Where Congress exceeds its authority relative to the States, therefore, the departure from the constitutional plan cannot be ratified by the “consent” of state officials. An analogy to the separation of powers among the Branches of the Federal Government clarifies this point. The Constitution’s division of power among the three branches is violated where one Branch invades the territory of another, whether or not the encroached upon Branch approves the encroachment….
The constitutional authority of Congress cannot be expanded by the “consent” of the governmental unit whose domain is thereby narrowed, whether that unit is the Executive Branch or the States.
State officials thus cannot consent to the enlargement of the powers of Congress beyond those enumerated in the Constitution.”[emphasis added]
Maybe next time do a preliminary search on what the “enumerated powers” are. I doubt Tennessee or any other state would agree to your submissive interpretation of this issue.
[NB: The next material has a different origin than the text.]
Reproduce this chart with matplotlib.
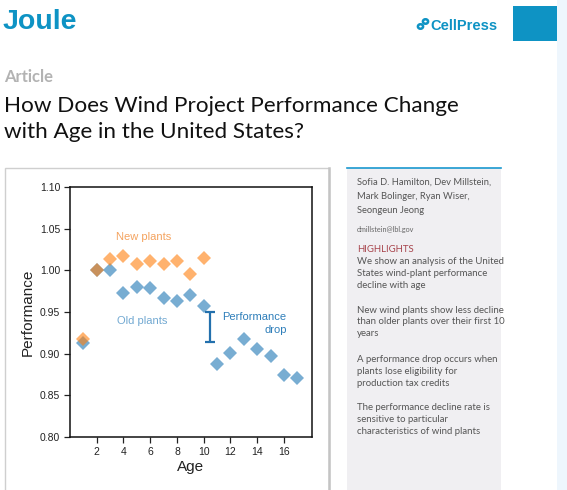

Illegal trade AGREEMENTS are not the same as Constitutionally ratified treaties. Agreements are corporate, under statute and code, and are contract. These ARE NOT the supreme laws of the land. Simply contractual agreements between governments. But you are supposed to realize there is a difference……and you apparently didn’t notice.
Marti
Oct 28, 2009 @ 19:17:03
This is idiotic. The constitution explicitly gives the federal government the power to override state laws, it’s called the Supremacy Clause:
Article VI, Paragraph II of the U.S. Constitution states: “This Constitution, and the Laws of the United States which shall be made in Pursuance thereof; and all Treaties made, or which shall be made, under the Authority of the United States, shall be the supreme Law of the Land; and the Judges in every State shall be bound thereby, any Thing in the Constitution or Laws of any State to the contrary notwithstanding.”
The Supremacy Clause has been upheld in numerous Supreme Court rulings, notably Edgar v. Mite Corporation, in which the Supreme Court ruled that “A state statute is void to the extent that it actually conflicts with a valid federal statute.”